Local folk dance enthusiasts cutting a rug. Or a wooden stage.  
That pole, despite what remains of my 13-year old self says, is not phallic according to Jonas Engman over at the Nordic Museum. Instead, the fact that we see it as phallic is more a comment on the way folks saw the world back in the late 1800s. I blame Freud. Of course, the idea has stuck around. Get your mind out of the gutter, is the lesson here. Sometimes a tree is just a tree. Not a penis. And sometimes a big, green pole with hoops to the left and right is just a big, green pole with hoops to the left and right. Not a penis. It might be celebrating the changing of the seasons, the greening of the pastures, the growing of the crops. It might be some sort of reference to pagan beliefs in sacred trees. It might be symbolic of the world axis. Maybe folks just needed something to dance around.

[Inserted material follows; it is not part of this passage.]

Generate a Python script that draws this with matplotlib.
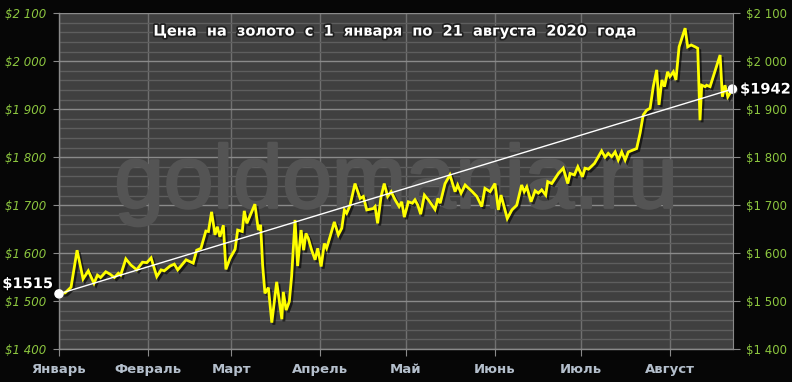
import matplotlib
matplotlib.use("Agg")
import matplotlib.pyplot as plt
import matplotlib.patheffects as pe
from matplotlib.ticker import MultipleLocator, FixedLocator

# ---- data ----
days = [0.0, 2.1, 4.2, 6.3, 8.4, 10.2, 12.2, 13.4, 14.5, 16.3, 17.8, 19.3, 20.7, 21.5,
        23.3, 25.1, 27.1, 29.1, 30.6, 32.1, 34.1, 35.6, 36.7, 38.7, 40.2, 41.4, 44.3,
        46.8, 48.0, 49.5, 51.2, 52.1, 53.2, 54.4, 55.2, 56.1, 57.3, 58.2, 59.6, 61.4,
        62.3, 63.9, 64.6, 65.5, 68.3, 69.5, 70.3, 71.0, 71.8, 73.0, 74.2, 75.9, 77.7,
        78.2, 79.2, 80.3, 81.1, 82.3, 83.2, 84.4, 85.3, 86.1, 86.9, 88.1, 89.3, 90.2,
        91.4, 92.5, 93.3, 94.5, 96.0, 97.4, 98.6, 99.5, 100.3, 101.5, 103.2, 105.0,
        106.1, 107.3, 109.6, 110.2, 111.1, 112.3, 113.4, 114.6, 115.8, 117.2, 118.6,
        119.5, 120.4, 121.8, 123.2, 124.1, 125.1, 126.1, 127.4, 128.8, 131.1, 132.1,
        132.9, 134.6, 136.3, 138.1, 139.0, 140.2, 141.6, 144.1, 145.7, 147.4, 148.5,
        150.3, 152.0, 153.2, 154.1, 156.3, 157.9, 159.6, 161.3, 162.2, 163.1, 164.6,
        166.0, 167.1, 168.3, 169.7, 170.4, 171.8, 174.1, 175.8, 177.4, 178.2, 179.7,
        180.9, 182.5, 183.4, 184.6, 186.7, 189.2, 190.4, 191.5, 192.7, 193.9, 195.0,
        196.2, 197.4, 198.5, 201.4, 202.6, 203.7, 204.9, 206.1, 207.2, 208.4, 209.2,
        210.2, 211.1, 212.2, 213.0, 214.2, 215.1, 216.2, 218.3, 219.2, 220.4, 221.8,
        222.7, 223.5, 224.1, 225.3, 225.8, 227.0, 230.5, 231.3, 232.2, 233.2, 234.8]
prices = [1515, 1517, 1529, 1606, 1546, 1563, 1537, 1554, 1549, 1561, 1556, 1549, 1558, 1554,
          1588, 1575, 1565, 1581, 1580, 1590, 1551, 1565, 1563, 1573, 1577, 1565, 1586,
          1579, 1606, 1610, 1646, 1645, 1686, 1638, 1655, 1634, 1658, 1566, 1589, 1608,
          1648, 1645, 1688, 1662, 1702, 1648, 1659, 1575, 1516, 1528, 1455, 1540, 1462,
          1519, 1481, 1499, 1551, 1669, 1573, 1648, 1606, 1641, 1631, 1606, 1586, 1610,
          1572, 1620, 1610, 1634, 1665, 1638, 1652, 1690, 1683, 1700, 1745, 1714,
          1718, 1690, 1693, 1697, 1662, 1718, 1745, 1718, 1728, 1711, 1697,
          1707, 1675, 1707, 1704, 1711, 1700, 1681, 1721, 1711, 1691, 1714,
          1704, 1745, 1763, 1728, 1742, 1725, 1742, 1728, 1718, 1697, 1735,
          1728, 1745, 1690, 1721, 1672, 1690, 1700, 1742, 1728, 1738, 1707,
          1730, 1725, 1732, 1721, 1749, 1745, 1766, 1777, 1745, 1766, 1763,
          1780, 1759, 1777, 1775, 1787, 1813, 1800, 1808, 1801, 1811, 1794,
          1811, 1794, 1811, 1818, 1850, 1888, 1898, 1902, 1947, 1982, 1909,
          1961, 1947, 1978, 1968, 1978, 1961, 2030, 2069, 2030, 2034, 2030,
          2027, 1877, 1950, 1947, 1950, 1947, 2013, 1926, 1950, 1926, 1942]
month_starts = [0, 31, 60, 91, 121, 152, 182, 213]
month_labels = ["Январь", "Февраль", "Март", "Апрель", "Май", "Июнь", "Июль", "Август"]
y_ticks = [1400, 1500, 1600, 1700, 1800, 1900, 2000, 2100]
y_labels = ["$1 400", "$1 500", "$1 600", "$1 700", "$1 800", "$1 900", "$2 000", "$2 100"]
start_price = 1515
end_price = 1942
title = "Цена  на  золото  с  1  января  по  21  августа  2020  года"
watermark = "goldomania.ru"

# ---- figure ----
W, H = 792, 382
fig = plt.figure(figsize=(W / 100, H / 100), dpi=100, facecolor="#060606")
ax = fig.add_axes([59 / W, 1 - 349 / H, (733 - 59) / W, (349 - 13.3) / H])
ax.set_facecolor("#404040")
ax.set_xlim(0, 235)
ax.set_ylim(1400, 2100)

# grid
ax.yaxis.set_major_locator(FixedLocator(y_ticks))
ax.yaxis.set_minor_locator(MultipleLocator(20))
ax.xaxis.set_major_locator(FixedLocator(month_starts))
ax.grid(which="major", axis="y", color="#8a8a8a", lw=1.0, zorder=0)
ax.grid(which="minor", axis="y", color="#5e5e5e", lw=1.0, zorder=0)
ax.grid(which="major", axis="x", color="#707070", lw=1.0, zorder=0)
ax.set_axisbelow(True)

for s in ["top", "right"]:
    ax.spines[s].set_visible(False)
for s in ["left", "bottom"]:
    ax.spines[s].set_color("#8a8a8a")
    ax.spines[s].set_linewidth(1.0)

green = "#8cc63f"
ax.set_yticklabels(y_labels, color=green, fontsize=8.5, style="italic",
                   family="DejaVu Sans")
ax.tick_params(axis="y", which="major", length=4, color="#8a8a8a", pad=5)
ax.tick_params(axis="y", which="minor", length=0)
ax.set_xticklabels(month_labels, color="#b4bfcc", fontsize=9.5, fontweight="bold",
                   family="DejaVu Sans")
ax.tick_params(axis="x", which="major", length=5, color="#8a8a8a", pad=5)

ax2 = ax.twinx()
ax2.set_ylim(1400, 2100)
ax2.yaxis.set_major_locator(FixedLocator(y_ticks))
ax2.set_yticklabels(y_labels, color=green, fontsize=8.5, family="DejaVu Sans")
ax2.tick_params(axis="y", length=5, color="#8a8a8a", pad=4)
for s in ["top", "left", "bottom"]:
    ax2.spines[s].set_visible(False)
ax2.spines["right"].set_color("#8a8a8a")

# watermark
ax.text(0.5, 0.49, watermark, transform=ax.transAxes, ha="center", va="center",
        fontsize=64, color="#545454", family="Liberation Sans", zorder=1,
        path_effects=[pe.withStroke(linewidth=2, foreground="#545454")])

# title
ax.text(0.5, 0.947, title, transform=ax.transAxes, ha="center", va="center",
        fontsize=10.5, fontweight="bold", color="white", family="DejaVu Sans", zorder=6,
        path_effects=[pe.withStroke(linewidth=2.5, foreground="#202020")])

# price line
ax.plot(days, prices, color="#ffff00", lw=2.0, zorder=4, solid_joinstyle="miter",
        path_effects=[pe.SimpleLineShadow(offset=(1.5, -1.5), shadow_color="black", alpha=0.6),
                      pe.Normal()])

# trend line
ax.plot([days[0], days[-1]], [start_price, end_price], color="white", lw=1.0, zorder=5)
ax.scatter([days[0], days[-1]], [start_price, end_price], s=34, color="white",
           zorder=7, clip_on=False,
           path_effects=[pe.SimplePatchShadow(offset=(1, -1), alpha=0.6), pe.Normal()])

lab_eff = [pe.withStroke(linewidth=2.5, foreground="black")]
ax.annotate(f"${start_price}", (days[0], start_price), xytext=(-4, 2),
            textcoords="offset points", ha="right", va="bottom", fontsize=10.5,
            fontweight="bold", color="white", family="DejaVu Sans",
            annotation_clip=False, path_effects=lab_eff, zorder=8)
ax.annotate(f"${end_price}", (days[-1], end_price), xytext=(5.5, 0),
            textcoords="offset points", ha="left", va="center", fontsize=10.5,
            fontweight="bold", color="white", family="DejaVu Sans",
            annotation_clip=False, path_effects=lab_eff, zorder=8)

fig.savefig("out.png", dpi=100, facecolor=fig.get_facecolor())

Grow up. It's not a penis.
Picture from Bohusläns museum via DigitaltMuseum.se
"Midsommardans vid Badhuset, Lysekil" by Hugo Hallgren.
But just because the Midsummer pole is not a penis, doesn’t mean there can’t be some sexy thoughts. Or at least marriage thoughts. Because there are so many supernatural beings out and about on Midsummer, it’s a good time to look into the future. One way of doing that is to place a bunch of flowers under your pillow. Usually it is seven or nine different types. Or sometimes it’s the handpicked wreath of flowers that you’ve worn atop your head all night. Either way, those flowers, if placed under your pillow at night, will help you to dream about the person you will spend the rest of your life with. No word on whether or not this is a nightmare.

If you are suffering from nightmares, or just suffering from some sort of health problem, there are plenty of powerful plants to collect. But maybe you’re tired of tramping through fields and meadows and forests trying to cure what ails ya. Have no fear. On Midsummer Eve, you can strip down and roll around in the Midsummer dew to cure your ailments. Without even meaning to, many Swedes still today adhere to this timeless tradition.

Midsummer has become one of those quintessential Swedish holidays. It’s the stuff of stereotypes and movies and beer commercials. It’s a time of tradition, but traditions that have changed dramatically over the last 500 years. Those traditions are changing today and will continue to change tomorrow. They always change. Sometimes those changes are for the better if it means not having to see Grandpa Sven rolling around naked in the grass trying to fix his creaky hip.

Regardless of those changes, for many, Midsummer is a marker of Swedishness. A time to identify as Swedish, whatever that means. For others, it’s a time to identify as part of a family or of a group of friends. Still others will simply eat some herring, a potato or two, and take a shot of akvavit and call it a day. And then there are plenty who don’t do a damn thing. Midsummer Eve is just another Friday. Like all holidays, there is no right way to celebrate, there is only your way.

Welcome to Sweden. And the land of the midsummer sun.